A few years ago the disillusioned youth of our affluent society were saying: “You can’t trust anyone over twenty-five.” Why, what poppy cock! You can’t trust anyone who is untrustworthy, be he 25 or 95. And if the older generation needs the redemption of Christ from their preoccupation with wealth and status and power in order to be open and aware and compassionate with their own sons and daughters, so also does the younger generation need the redemption of Christ from their rebellion against all the rules of reliability and all the standards of purity and truth and moral responsibility.
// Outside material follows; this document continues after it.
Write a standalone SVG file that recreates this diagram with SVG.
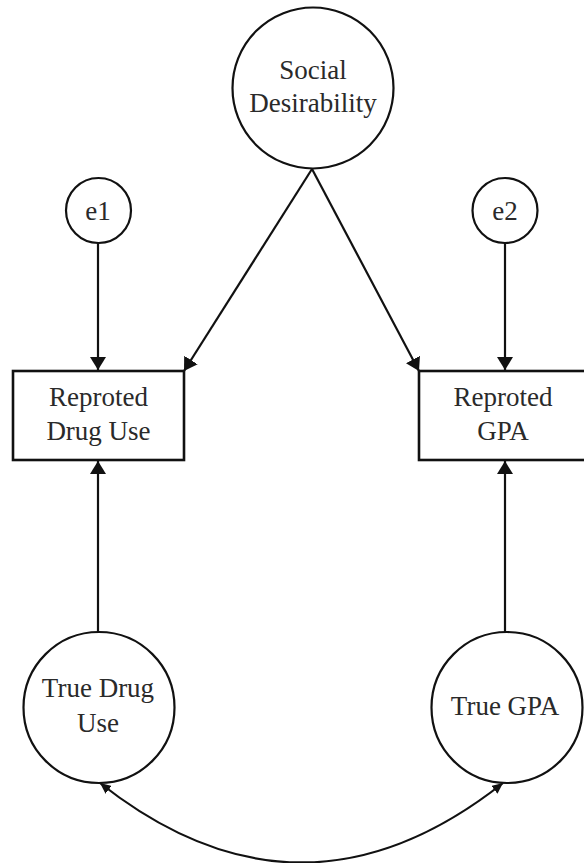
<svg xmlns="http://www.w3.org/2000/svg" width="584" height="863" viewBox="0 0 584 863">
  <style>
    .bg { fill: #ffffff; }
    .node { fill: #ffffff; stroke: #111111; stroke-width: 2.2; }
    .box { fill: #ffffff; stroke: #111111; stroke-width: 2.6; }
    .edge { fill: none; stroke: #111111; stroke-width: 2.2; }
    .label { font-family: "Liberation Serif", "Times New Roman", serif; font-size: 27px; fill: #2a2a2a; text-anchor: middle; }
  </style>
  <defs>
    <marker id="arrow" markerUnits="userSpaceOnUse" markerWidth="14" markerHeight="16" refX="13" refY="8" orient="auto">
      <path d="M0,0 L13,8 L0,16 z" fill="#111111"/>
    </marker>
    <marker id="arrowSmall" markerUnits="userSpaceOnUse" markerWidth="12" markerHeight="10" refX="11" refY="5" orient="auto-start-reverse">
      <path d="M0,0 L11,5 L0,10 z" fill="#111111"/>
    </marker>
  </defs>

  <rect class="bg" x="0" y="0" width="584" height="863"/>

  <g id="connectors">
    <line class="edge" x1="312" y1="169" x2="184" y2="371" marker-end="url(#arrow)"/>
    <line class="edge" x1="312" y1="169" x2="419" y2="371" marker-end="url(#arrow)"/>
    <line class="edge" x1="98" y1="243" x2="98" y2="370" marker-end="url(#arrow)"/>
    <line class="edge" x1="505" y1="243" x2="505" y2="370" marker-end="url(#arrow)"/>
    <line class="edge" x1="98" y1="632" x2="98" y2="461" marker-end="url(#arrow)"/>
    <line class="edge" x1="505" y1="632" x2="505" y2="461" marker-end="url(#arrow)"/>
    <path class="edge" d="M100,783 Q301.5,942 503,783" marker-start="url(#arrowSmall)" marker-end="url(#arrowSmall)"/>
  </g>

  <g id="social-desirability">
    <circle class="node" cx="313" cy="88" r="80.5"/>
    <text class="label" x="313" y="79">Social</text>
    <text class="label" x="313" y="112">Desirability</text>
  </g>

  <g id="e1">
    <circle class="node" cx="98.5" cy="210.5" r="32.5"/>
    <text class="label" x="98" y="220">e1</text>
  </g>

  <g id="e2">
    <circle class="node" cx="505" cy="210.5" r="32.5"/>
    <text class="label" x="505" y="220">e2</text>
  </g>

  <g id="reported-drug-use">
    <rect class="box" x="13" y="371" width="171" height="89"/>
    <text class="label" x="98.5" y="406">Reproted</text>
    <text class="label" x="98.5" y="440">Drug Use</text>
  </g>

  <g id="reported-gpa">
    <rect class="box" x="419" y="371" width="171" height="89"/>
    <text class="label" x="503" y="406">Reproted</text>
    <text class="label" x="503" y="440">GPA</text>
  </g>

  <g id="true-drug-use">
    <circle class="node" cx="99" cy="707.5" r="75.5"/>
    <text class="label" x="98" y="697">True Drug</text>
    <text class="label" x="98" y="732">Use</text>
  </g>

  <g id="true-gpa">
    <circle class="node" cx="507" cy="707.5" r="75.5"/>
    <text class="label" x="505" y="715">True GPA</text>
  </g>
</svg>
Whatever we have out of our past: labors, material, wealth, structured pretentiousness, proud power — there always remains in the present moment the desperate need to build the church of Jesus Christ, the beautiful church which is His body, the church of human relationships, structured in love and righteousness, reaching out to all the world. For such building we sinful, frail human beings are not competent. Therefore, He keeps coming. Watch ye, therefore, lest the Master of His house come and find thee unaware. For unto us there is born a Savior, who is Christ the Lord.